Not having chosen the best time to propose to his beloved Pam (Teri Polo), Greg Focker, a modest and sensible male-nurse with an unfortunate last name, soon discovers that the surest path to pleasing Pam and honoring her family starts by earning the trust of her conservative father. When Pam invites Greg to spend the next few days with her parents in New York, where they will attend her sister's wedding rehearsal, Greg realizes this is the best opportunity to meet the parents and ask for Pam's hand in marriage. Soon after their arrival at the Byrnes' mansion, while trying to dismiss the ill-experience of having lost his suitcase in transit, Greg greets Jack (Robert De Niro) and his wife (Blythe Danner: Mad City) with optimism. Yet Greg 's efforts to be liked and respected aim in all the wrong directions to either disappoint or offend Jack, a retired horticulturist who lacks a sense of humor and who decides to become Greg's most adverse judge.

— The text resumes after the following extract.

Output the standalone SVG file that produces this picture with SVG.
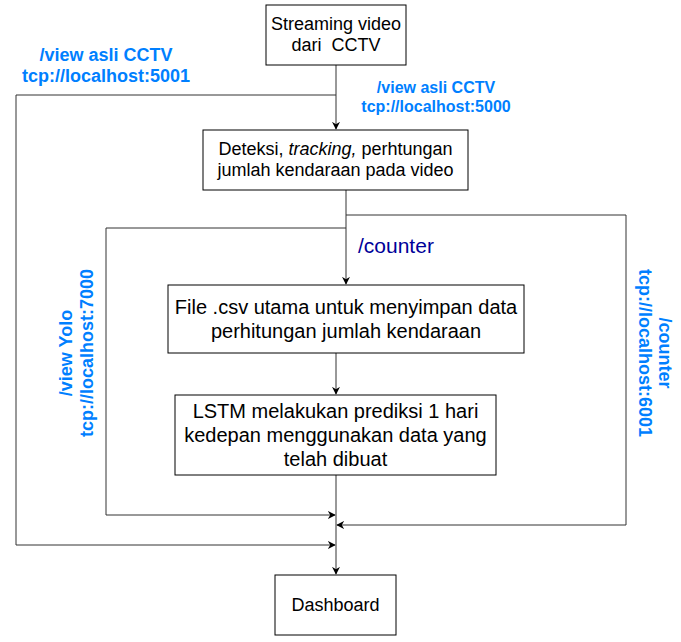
<svg xmlns="http://www.w3.org/2000/svg" width="681" height="642" viewBox="0 0 681 642">
<style>
.box{fill:#fff;stroke:#000;stroke-width:1}
.t{font-family:"Liberation Sans",Arial,sans-serif;font-size:18px;fill:#000;text-anchor:middle}
.t2{font-family:"Liberation Sans",Arial,sans-serif;font-size:20px;fill:#000;text-anchor:middle}
.c{fill:none;stroke:#333;stroke-width:1}
.lb{font-family:"Liberation Sans",Arial,sans-serif;font-size:18px;font-weight:bold;fill:#007FFF;text-anchor:middle}
.ls{font-family:"Liberation Sans",Arial,sans-serif;font-size:16px;font-weight:bold;fill:#007FFF;text-anchor:middle}
</style>
<defs>
<marker id="a" viewBox="0 0 10 10" refX="9" refY="5" markerWidth="8" markerHeight="8" markerUnits="userSpaceOnUse" orient="auto">
<path d="M0,0 L10,5 L0,10 L3,5 Z" fill="#000"/>
</marker>
</defs>
<rect width="681" height="642" fill="#fff"/>
<g id="connectors">
<path class="c" d="M336,65 V129" marker-end="url(#a)"/>
<path class="c" d="M336,95 H16 V545 H335" marker-end="url(#a)"/>
<path class="c" d="M346,190 V284" marker-end="url(#a)"/>
<path class="c" d="M346,215 H626 V525 H337" marker-end="url(#a)"/>
<path class="c" d="M346,228 H106 V515 H335" marker-end="url(#a)"/>
<path class="c" d="M336,353 V394" marker-end="url(#a)"/>
<path class="c" d="M336,475 V574" marker-end="url(#a)"/>
</g>
<g id="labels">
<text class="lb" x="106" y="61">/view asli CCTV</text>
<text class="lb" x="106" y="82">tcp://localhost:5001</text>
<text class="ls" x="436" y="93">/view asli CCTV</text>
<text class="ls" x="436" y="112">tcp://localhost:5000</text>
<text x="358" y="253" font-family="Liberation Sans,Arial,sans-serif" font-size="21" fill="#000099">/counter</text>
<g transform="translate(77,353) rotate(-90)">
<text class="lb" x="0" y="-5">/view Yolo</text>
<text class="lb" x="0" y="16">tcp://localhost:7000</text>
</g>
<g transform="translate(655,353) rotate(90)">
<text class="lb" x="0" y="-4">/counter</text>
<text class="lb" x="0" y="16">tcp://localhost:6001</text>
</g>
</g>
<g id="n1">
<rect class="box" x="266" y="5" width="140" height="60"/>
<text class="t" x="336" y="30">Streaming video</text>
<text class="t" x="336" y="51" xml:space="preserve">dari  CCTV</text>
</g>
<g id="n2">
<rect class="box" x="203" y="130" width="265" height="60"/>
<text class="t" x="335.5" y="155">Deteksi, <tspan font-style="italic">tracking,</tspan> perhtungan</text>
<text class="t" x="335.5" y="176">jumlah kendaraan pada video</text>
</g>
<g id="n3">
<rect class="box" x="168" y="285" width="356" height="68"/>
<text class="t2" x="346" y="314">File .csv utama untuk menyimpan data</text>
<text class="t2" x="346" y="338">perhitungan jumlah kendaraan</text>
</g>
<g id="n4">
<rect class="box" x="175" y="395" width="321" height="80"/>
<text class="t2" x="335.5" y="418">LSTM melakukan prediksi 1 hari</text>
<text class="t2" x="335.5" y="442">kedepan menggunakan data yang</text>
<text class="t2" x="335.5" y="466">telah dibuat</text>
</g>
<g id="n5">
<rect class="box" x="275" y="575" width="121" height="60"/>
<text class="t" x="335.5" y="611">Dashboard</text>
</g>
</svg>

Meet the Parents follows Greg Focker along a comical series of misadventures aimed at testing the character's composure as he struggles to disprove his faultfinding father-in-law. Never abandoning its protagonist's good intentions yet emphasizing its antagonist's unnattainable consent, Meet the Parents also creates a few bittersweet moments as it questions the future of the character's plans to wed his increasingly distant girlfriend. Meet the Parents successfully exploits the viewer's familiarity with such stressful situations as proposing, meeting a loved one's parents or planning a wedding, and creates its comedy by pushing to the extreme its subject's numerous embarrasing and compromising positions.